Another loss was more violent. Poor, doomed, nebbish, British Lane hung himself in his own office. Joan may have suspected something was wrong, Pete may have confirmed it, but it was Don who forced his way into Lane’s office and made sure they cut him down, so that no one would see him “like that”. When he tells Joan that she couldn’t have done anything, he is speaking from experience — this is the man whose brother hung himself — as it is of forgiveness for himself. Of all the partner’s, Don probably feels most responsible for what Lane did to himself.

Maybe the biggest loss is Don’s faith in his own abilities, especially when SCDP put it’s faith to win Jaguar in Joan’s ample cleavage instead of Don’s creative ability. That would explain his rather bare-knuckled pitch to Dow Chemical. I will kill myself for you, he says in essence. Because I want it all. But even if he had it, I don’t think it would be enough for him.

I read somewhere once — in the book, The Artist’s Way, I think — about ‘shadow artists.’ People who aren’t full-fledged artists, but who play at the edges. Like people who create advertising for a living. (Don’t look to me to solve the question about the balance between art and commerce.)

The final episode was called “The Phantom” and it could be just as easily be read to be about Don, the phantom artist, making his 30-second movies with no real credit or recognition beyond the trade magazines and a tight circle of competitors.

This read on what he does would explain his ambivalence to Megan’s career. While he toils in the shadows of the arts, she is trying to be an actress. Granted, her success has been limited. Her growing desperation and unhappiness even leads her to ‘steal’ one out from underneath a friend, who wanted Megan to pull a string with Don and get her an audition. Megan does ask, but for herself, in a move that was more calculated and opportunistic than I would have given her credit for.

After some balking — you don’t want it like this, you don’t want to be in a commercial — Don watches Megan’s audition reel. We see her later, on set, long enough to give Don a kiss and reaffirm that she loves him. He wears that tight-lipped smile of his, then walks off her set, either because he doesn’t believe she ever wanted him for anything other than what he could do for her or because he can’t stand to watch her pursue her dream. (That shot was a beauty, pure 1960s camera work, with Don striding in darkness as we watch the cube of light that is Megan’s set shrink behind him.)

That’s the kind of loaded symbolism that built to what passes for a cliffhanger in the Mad Men world view. Don, walking into darkness becomes maybe something more, as he considers a woman, in the season’s final shot, asking if he is alone. Will he become ‘old’ Don Draper?

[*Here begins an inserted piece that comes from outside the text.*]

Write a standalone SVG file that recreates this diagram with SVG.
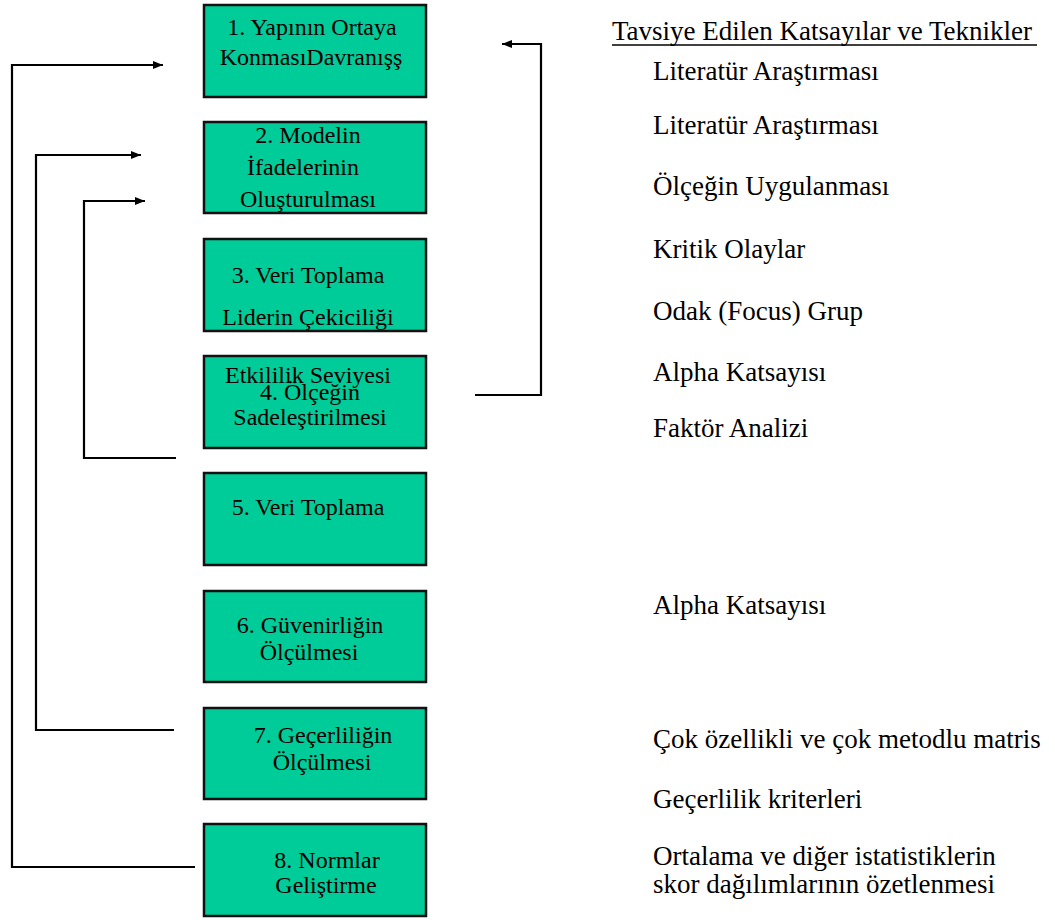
<svg xmlns="http://www.w3.org/2000/svg" width="1055" height="920" viewBox="0 0 1055 920">
<defs>
<style>
.box{fill:#00CC99;stroke:#111;stroke-width:2.5}
.t{font-family:"Liberation Serif","Times New Roman",serif;font-size:24px;fill:#000}
.r{font-family:"Liberation Serif","Times New Roman",serif;font-size:27px;fill:#000}
.c{text-anchor:middle}
.ln{fill:none;stroke:#000;stroke-width:2.2}
</style>
<marker id="ah" markerWidth="10" markerHeight="8" refX="10" refY="4" orient="auto" markerUnits="userSpaceOnUse">
<path d="M0,0 L10,4 L0,8 Z" fill="#000"/>
</marker>
</defs>
<rect width="1055" height="920" fill="#fff"/>
<g id="connectors">
<path class="ln" d="M195,867 H12 V65 H163" marker-end="url(#ah)"/>
<path class="ln" d="M174,730 H36 V155 H141" marker-end="url(#ah)"/>
<path class="ln" d="M176,458 H84 V201 H145" marker-end="url(#ah)"/>
<path class="ln" d="M475,395 H541 V44 H502" marker-end="url(#ah)"/>
</g>
<g id="n1"><rect class="box" x="204" y="5" width="222" height="92"/>
<text class="t c" x="312" y="35">1. Yapının Ortaya</text>
<text class="t c" x="311" y="65">KonmasıDavranışş</text></g>
<g id="n2"><rect class="box" x="204" y="122" width="222" height="91"/>
<text class="t c" x="308" y="143">2. Modelin</text>
<text class="t c" x="303" y="175">İfadelerinin</text>
<text class="t c" x="308" y="207">Oluşturulması</text></g>
<g id="n3"><rect class="box" x="204" y="239" width="222" height="92"/>
<text class="t c" x="308" y="283">3. Veri Toplama</text>
<text class="t c" x="308" y="325">Liderin Çekiciliği</text></g>
<g id="n4"><rect class="box" x="204" y="356" width="222" height="92"/>
<text class="t c" x="308" y="383">Etkililik Seviyesi</text>
<text class="t c" x="310" y="400">4. Ölçeğin</text>
<text class="t c" x="310" y="425">Sadeleştirilmesi</text></g>
<g id="n5"><rect class="box" x="204" y="473" width="222" height="92"/>
<text class="t c" x="308" y="515">5. Veri Toplama</text></g>
<g id="n6"><rect class="box" x="204" y="591" width="222" height="91"/>
<text class="t c" x="310" y="633">6. Güvenirliğin</text>
<text class="t c" x="309" y="660">Ölçülmesi</text></g>
<g id="n7"><rect class="box" x="204" y="708" width="222" height="91"/>
<text class="t c" x="323" y="743">7. Geçerliliğin</text>
<text class="t c" x="322" y="770">Ölçülmesi</text></g>
<g id="n8"><rect class="box" x="204" y="824" width="222" height="92"/>
<text class="t c" x="327" y="868">8. Normlar</text>
<text class="t c" x="326" y="893">Geliştirme</text></g>
<g id="techniques">
<text class="r" x="612" y="40">Tavsiye Edilen Katsayılar ve Teknikler</text>
<line x1="612" y1="45" x2="1037" y2="45" stroke="#000" stroke-width="1.3"/>
<text class="r" x="653" y="80">Literatür Araştırması</text>
<text class="r" x="653" y="134">Literatür Araştırması</text>
<text class="r" x="653" y="195">Ölçeğin Uygulanması</text>
<text class="r" x="653" y="258">Kritik Olaylar</text>
<text class="r" x="653" y="320">Odak (Focus) Grup</text>
<text class="r" x="653" y="381">Alpha Katsayısı</text>
<text class="r" x="653" y="437">Faktör Analizi</text>
<text class="r" x="653" y="614">Alpha Katsayısı</text>
<text class="r" x="653" y="748">Çok özellikli ve çok metodlu matris</text>
<text class="r" x="653" y="808">Geçerlilik kriterleri</text>
<text class="r" x="653" y="865">Ortalama ve diğer istatistiklerin</text>
<text class="r" x="653" y="893">skor dağılımlarının özetlenmesi</text>
</g>
</svg>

We don’t know what he’ll do, but we’re left to consider it for the summer and fall. This season, we’ve seen him push aside such temptations. But domestic Don has always felt phony to me, a rare ill-fitting suit in his wardrobe.

We leave SCDP — will it become SCD next season, now that Pryce is no longer partner? — on an upswing, considering new space in the face of a wave of new business. But so much of the agency is heading in an opposite, emotional direction. Pete, thank God, is finally getting his. Joan is divorcing. Roger is lonely and rudderless. Don is Don, eternally unsatisfied.